教育福島0023号(1977年(S52)08月)-009page
項目的に示せば、次のようなことがらが考えられる。
○ 学級の年間・月間指導計画の作成と実施、評価、改善
○ 学級指導における進路に関する指導
○ 各種資料・情報の収集と整備・提供
○ 生徒に関する個人的並びに集団的な資料の収集・整理・活用
○ 進路相談の計画・実施
○ 保護者との連携及び啓蒙
学級担任は、担任する生徒のそれぞれの個性や家庭の事情、本人や保護者の進路希望などをはじめ、それぞれの生徒の進路における自主性の発達状況をたえずたしかめながら、その指導に努めていくことがたいせつである。

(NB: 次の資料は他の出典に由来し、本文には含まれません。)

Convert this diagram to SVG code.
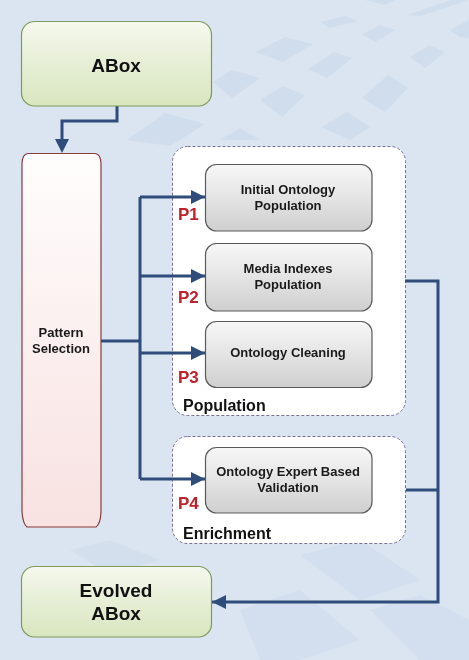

そして、学級指導における指導と進路相談を関連づけて実施することにより、生徒の職業的発達を促進し、各の進路設計に即して望ましい進路を生徒自らが選択し、将来の生活において自己をよりよく実現できるようにしていきたい。
なお、進路の決定に当たっては、本人はもちろん、保護者にとってもはじめての経験であることが多いことを念頭におき、じゅうぶんな配慮のもとで指導をすすめることが肝要である。
三、進路についての系統的な指導
各学校では、第一〜第三学年にかけて継続的・発展的な進路指導が行えるよう指導計画を作成し、実施しているが進路指導をより充実するため、系統的な指導により力を入れていきたい。
1、各学年における進路指導の発展系統を明らかにする。
ここでは、各学年における目標を明らかにし、その発展系統を全教職員がじゅうぶん理解して、それぞれの学年の指導に当たることがたいせつである。
例えば、
○ 第一学年では、一般に進路についての関心を深めることに重点が置かれようが、進んで自己の進路を計画しようとする態度を養うこともおさえておきたい。
○ 第二学年では、一般に進路を明確にしていくことに重点を置くことが考えられるが、上級学校や職業などに関する進路情報を理解させ、自己の計画を吟味して実現しようとする態度を養うこともおさえておきたい。
○ 第三学年では、進路を選択し、決定することが中心となろう。そのために必要な知識がふじゅうぶんであれば、当然指導しなければならない。
なお、第三学年の指導に当たっては、特に情緒の安定を図るよう、適切な配慮をするとともに、進学希望者と就職希望者との相互理解が図られるよう、実態に即して指導方法をくふうすることがたいせつである。
このようにみてくると、第二、三学年において意図する指導が行えるようにするためには、第一、二学年での指導内容をじゅうぶん考慮し、計画された内容を完全に実施しておくことが必要不可欠のこととなってこよう。
2、各学年での指導した内容を明らかにしておく。
特に第一、二学年における実施内容成果を記録にとどめ、学級編成替えや学級担任等が変わったとしても、前年に指導したことの上に立った系統的、発展的な指導が行われるようにしたい。
よりよい自己実現をめざして
--高校教育と進路指導--
高等学校教育課
一、進路指導主事研修会の内容
本年度の進路指導主事研修会は、五月十八日から二十日までの三日間、県教育センターを会場として開催されたが、その内容は次のとおりであった。
第一日
・開講式・指示連絡
・全体会議
(県高等学校進路指導連絡協議会総会並びに研究協議)
本年度の活動方針、会則の一部改訂進学・就職問題等の研究会議が行われたが、今年度初参加の先生がたの中にはこの会の組織なり活動内容について、理解がじゅうぶんでないこともあって、論議のかみ合わない面もあった。
第二日
・研究発表
1、工業高校における進路に関する調査、郡山北工高・菅野源吉教諭
2、最近の雇用状況と進路指導
喜多方商高・薄市志教諭
3、本校における進路指導
浪江高・若林博教諭
4、県内就職者と求人状況
学法福島工高・高村劼教諭
5、本校における進路指導の実態と問題点 平商高・大平徹教諭
県進協各ブロックの協力と推薦による研究発表は初の試みであったが、いずれも充実した内容の発表で、参会者に多くの感銘を与えた。むしろ一人当たりの持ち時間が足りないほどであった。(その一部を別記紹介)
・研究協議
第一分科会(三十七名)
生徒の進路意識を高める指導
分化・発達の遅れがちな生徒の進路意識を的確にとらえ、それを高めるための指導のあり方、また、それを進路相談に生かすこと等について考える。